In un mondo sempre più interconnesso, alcuni contesti si distinguono come veri motori di innovazione, attirando risorse e capitale umano da ogni angolo del pianeta. Sono le cosiddette “Alpha Cities”, le città con il più alto livello di integrazione economica globale, dove si concentrano asset quali talenti, finanza e tecnologia. Sebbene sia innegabile che questi contesti dalla grande potenzialità finanziaria e dalla forte intensità innovativa siano un asset chiave per la capacità di attrarre e generare valore di intere economie nazionali, la sfida di dar vita a ecosistemi dell’innovazione in contesti ancora in fase di sviluppo rimane tuttora aperta.
In quest’ottica, l’implementazione di strategie locali per l’Open Innovation può supportare tutte quelle periferie dell’innovazione che si caratterizzano per il fatto di avere un grande potenziale, ma una competitività ancora tutta da costruire. Ce lo dimostrano una serie di casi di successo che, facendo leva sull’innovazione aperta, stanno trasformando interi contesti locali. La sfida? Integrare PMI, intermediari e spazi di contaminazione attorno a una purpose, un senso comune che guidi il processo di Open Innovation.
È il caso dell’ecosistema biellese, che ci racconta come la presenza di soggetti abilitatori orientati all’Open Innovation possa accompagnare le PMI in una trasformazione capace di rilanciarne l’impatto nei loro territori. Parliamo soprattutto del caso di Sellalab e del percorso di crescita e trasformazione diffusa che la piattaforma innovazione del Gruppo Sella sta accompagnando in tutta Italia.

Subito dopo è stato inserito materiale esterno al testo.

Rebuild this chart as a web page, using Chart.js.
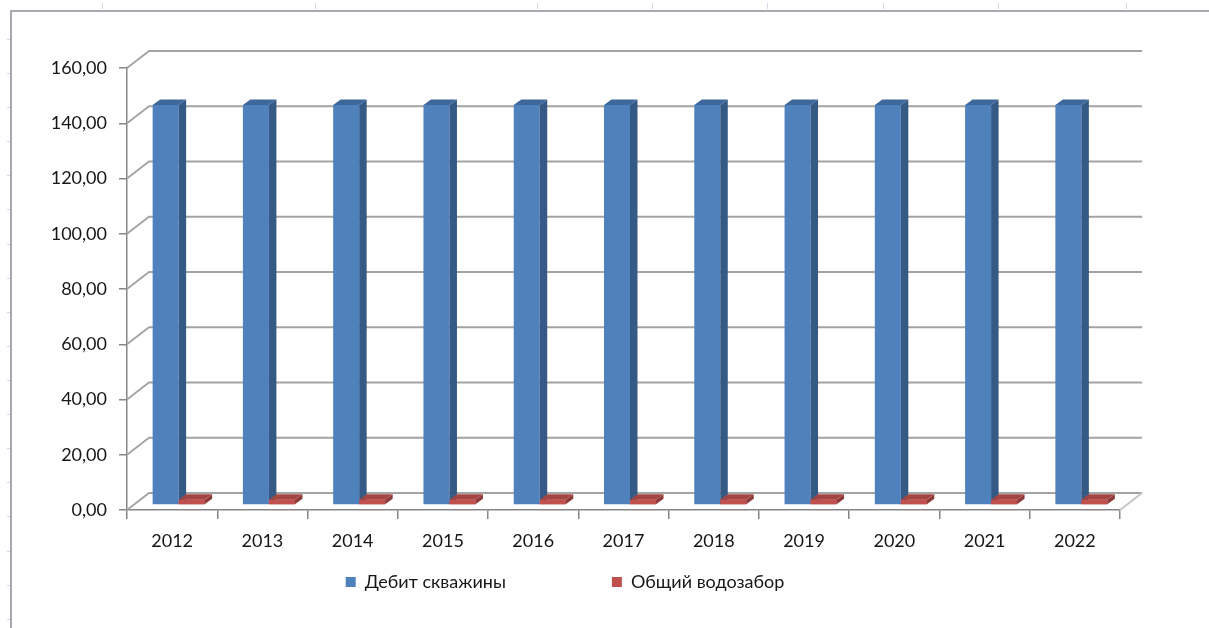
<!DOCTYPE html>
<html>
<head>
<meta charset="utf-8">
<title>Дебит скважины</title>
<script src="https://cdn.jsdelivr.net/npm/chart.js@4.4.1/dist/chart.umd.min.js"></script>
<style>
    html, body { margin: 0; padding: 0; background: #fff; }
    canvas { display: block; }
</style>
</head>
<body>
<canvas id="well-chart" width="1209" height="628"></canvas>
<script>
// data
const years = ["2012", "2013", "2014", "2015", "2016", "2017", "2018", "2019", "2020", "2021", "2022"];
const debitValues = [144.8, 144.8, 144.8, 144.8, 144.8, 144.8, 144.8, 144.8, 144.8, 144.8, 144.8];
const intakeValues = [1.9, 1.9, 1.9, 1.9, 1.9, 1.9, 1.9, 1.9, 1.9, 1.9, 1.9];
const seriesNames = ["Дебит скважины", "Общий водозабор"];
const yMin = 0, yMax = 160, yStep = 20;

// fake 3d look (pixels)
const WALL_DX = 22, WALL_DY = -17;
const BAR_SHIFT_X = 6.5, BAR_SHIFT_Y = -5;
const DEPTH_DX = 7.5, DEPTH_DY = -5.5;
const sideColors = ["#365a86", "#8e3a38"];
const topColors = ["#3e679b", "#a44542"];
const gridColor = "#a3a3a3";
const axisColor = "#868686";
const sheetCols = [102, 315, 537, 652, 767, 883, 998, 1126];

function formatTick(v) {
    return v.toFixed(2).replace(".", ",");
}

function drawFaces(ctx, bar, side, top) {
    const p = bar.getProps(["x", "y", "base", "width"], true);
    const l = p.x - p.width / 2, r = p.x + p.width / 2;
    ctx.fillStyle = side;
    ctx.beginPath();
    ctx.moveTo(r, p.y);
    ctx.lineTo(r + DEPTH_DX, p.y + DEPTH_DY);
    ctx.lineTo(r + DEPTH_DX, p.base + DEPTH_DY);
    ctx.lineTo(r, p.base);
    ctx.closePath();
    ctx.fill();
    ctx.fillStyle = top;
    ctx.beginPath();
    ctx.moveTo(l, p.y);
    ctx.lineTo(l + DEPTH_DX, p.y + DEPTH_DY);
    ctx.lineTo(r + DEPTH_DX, p.y + DEPTH_DY);
    ctx.lineTo(r, p.y);
    ctx.closePath();
    ctx.fill();
}

const excel3d = {
    id: "excel3d",
    beforeDraw(chart) {
        const ctx = chart.ctx;
        ctx.save();
        ctx.fillStyle = "#fff";
        ctx.fillRect(0, 0, chart.width, chart.height);
        // spreadsheet cell marks behind the chart frame
        ctx.strokeStyle = "#d3d6e6";
        ctx.lineWidth = 1;
        sheetCols.forEach(function (x) {
            ctx.beginPath();
            ctx.moveTo(x + 0.5, 3);
            ctx.lineTo(x + 0.5, 9);
            ctx.stroke();
        });
        for (let y = 39; y < chart.height; y += 34.1) {
            ctx.beginPath();
            ctx.moveTo(7, Math.round(y) + 0.5);
            ctx.lineTo(10, Math.round(y) + 0.5);
            ctx.stroke();
        }
        // chart frame
        ctx.strokeStyle = "#a7a8b0";
        ctx.lineWidth = 2;
        ctx.beginPath();
        ctx.moveTo(11, chart.height);
        ctx.lineTo(11, 11);
        ctx.lineTo(chart.width, 11);
        ctx.stroke();
        ctx.restore();
    },
    afterLayout(chart) {
        // keep the wide gap between legend items without eating the plot height
        const lg = chart.legend;
        lg.top = 573 - lg.options.labels.padding;
        lg.bottom = chart.height;
    },
    beforeDatasetsDraw(chart) {
        const ctx = chart.ctx;
        const y = chart.scales.y;
        const area = chart.chartArea;
        ctx.save();
        ctx.strokeStyle = gridColor;
        ctx.lineWidth = 1.8;
        y.ticks.forEach(function (t) {
            const py = y.getPixelForValue(t.value);
            ctx.beginPath();
            ctx.moveTo(area.left, py);
            ctx.lineTo(area.left + WALL_DX, py + WALL_DY);
            ctx.lineTo(area.right + WALL_DX, py + WALL_DY);
            ctx.stroke();
        });
        // floor right edge
        const p0 = y.getPixelForValue(0);
        ctx.strokeStyle = "#c4c4c4";
        ctx.beginPath();
        ctx.moveTo(area.right, p0);
        ctx.lineTo(area.right + WALL_DX, p0 + WALL_DY);
        ctx.stroke();
        ctx.restore();

        ctx.save();
        ctx.translate(BAR_SHIFT_X, BAR_SHIFT_Y);
    },
    afterDatasetsDraw(chart) {
        // side and top faces, left to right, so each red slab sits over the blue side
        const ctx = chart.ctx;
        const blue = chart.getDatasetMeta(0).data;
        const red = chart.getDatasetMeta(1).data;
        blue.forEach(function (bar, j) {
            drawFaces(ctx, bar, sideColors[0], topColors[0]);
            red[j].draw(ctx);
            drawFaces(ctx, red[j], sideColors[1], topColors[1]);
        });
        ctx.restore();
    }
};

Chart.defaults.font.family = "Lato, 'Open Sans', sans-serif";
Chart.defaults.font.size = 18;
Chart.defaults.color = "#161616";

document.addEventListener("DOMContentLoaded", function () {
    const ctx = document.getElementById("well-chart").getContext("2d");
    new Chart(ctx, {
        type: "bar",
        data: {
            labels: years,
            datasets: [{
                label: seriesNames[0],
                data: debitValues,
                backgroundColor: "#4f81bd",
                borderWidth: 0,
            }, {
                label: seriesNames[1],
                data: intakeValues,
                backgroundColor: "#c0504d",
                borderWidth: 0,
            }]
        },
        options: {
            responsive: false,
            animation: false,
            devicePixelRatio: 1,
            datasets: {
                bar: {
                    categoryPercentage: 0.576,
                    barPercentage: 1,
                },
            },
            layout: {
                padding: { top: 68, left: 10, right: 89, bottom: 18 },
            },
            scales: {
                x: {
                    grid: {
                        drawOnChartArea: false,
                        drawTicks: true,
                        tickLength: 9,
                        color: axisColor,
                        lineWidth: 1.5,
                    },
                    border: { color: axisColor, width: 1.5 },
                    ticks: { padding: 11 },
                    afterFit(scale) { scale.height = 70; },
                },
                y: {
                    min: yMin,
                    max: yMax,
                    grid: {
                        drawOnChartArea: false,
                        drawTicks: true,
                        tickLength: 8,
                        color: axisColor,
                        lineWidth: 1.5,
                    },
                    border: { color: axisColor, width: 1.5 },
                    ticks: {
                        stepSize: yStep,
                        padding: 12,
                        callback: formatTick,
                    },
                    afterFit(scale) { scale.width = 117; },
                },
            },
            plugins: {
                legend: {
                    position: "bottom",
                    maxHeight: 30,
                    labels: {
                        boxWidth: 10,
                        boxHeight: 10,
                        padding: 106,
                    },
                },
                tooltip: { enabled: false },
            },
        },
        plugins: [excel3d],
    });
});
</script>
</body>
</html>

Si parte dal cuore delle Alpi italiane e da un territorio saldamente ancorato al comparto tessile, la cui eccellenza ha sempre proiettato Biella in un contesto globale. Dal 2013, Sellalab ha ripensato in modo aperto il concetto di banca, trovando nel Lanificio Maurizio Sella uno spazio fisico dedicato ad accompagnare le PMI verso l’Open Innovation. L’obiettivo è stato quello di spingere le PMI a collaborare per l’innovazione, diventando protagoniste nella connessione tra passato e presente, stimolando un’evoluzione coesa delle aziende coinvolte con nuove conoscenze e competenze. Oggi, a partire da Biella, la struttura del Sellalab conta su cinque sedi territoriali (Biella, Padova, Salerno, Lecce e Torino) e più di 450 startup supportate e 33 incubate assieme a Dpixel.
Non solo le PMI, ma anche università e centri di ricerca possono avere un ruolo chiave in questo processo. Un altro caso è quello del Molise Innovation Ecosystem. «Si tratta di un piano partito più di sei anni fa non senza difficoltà», ci spiega Michele Modina, ordinario di economia e gestione delle imprese. «Partendo dall’Università degli Studi del Molise, abbiamo provato a smuovere l’inerzia innovativa della regione facendo leva su tecnologie, talenti e partnership strategiche. Da un lato abbiamo spinto sulla crescita di spin-off e brevetti, dall’altro abbiamo avviato collaborazioni orientate a sviluppare le giovani risorse del nostro territorio mettendo a sistema la regione, le imprese e l’ateneo».
L’esperienza che meglio racconta questo processo di trasformazione è proprio quella di MoliZ, progetto sinergico co-finanziato con 9,3 milioni di euro, con l’obiettivo di creare le condizioni per trattenere i giovani del Molise nel loro territorio di appartenenza e al tempo stesso attrarre talenti dall’esterno. Sono stati costituiti due centri sull’intelligenza artificiale nei campi delle scienze della vita e della finanza ed è anche stata strutturata una startup Academy per formare, negli stessi ambiti, imprenditori e imprenditrici del futuro.
Insomma, per implementare strategie locali di Open Innovation non basta solo investire in modo mirato su progetti che vedono singoli attori al centro, ma serve aiutare a pensare come “una squadra”; alla purpose dell’innovazione e all’impatto sul territorio, coinvolgendo talenti e organizzazioni della comunità di riferimento.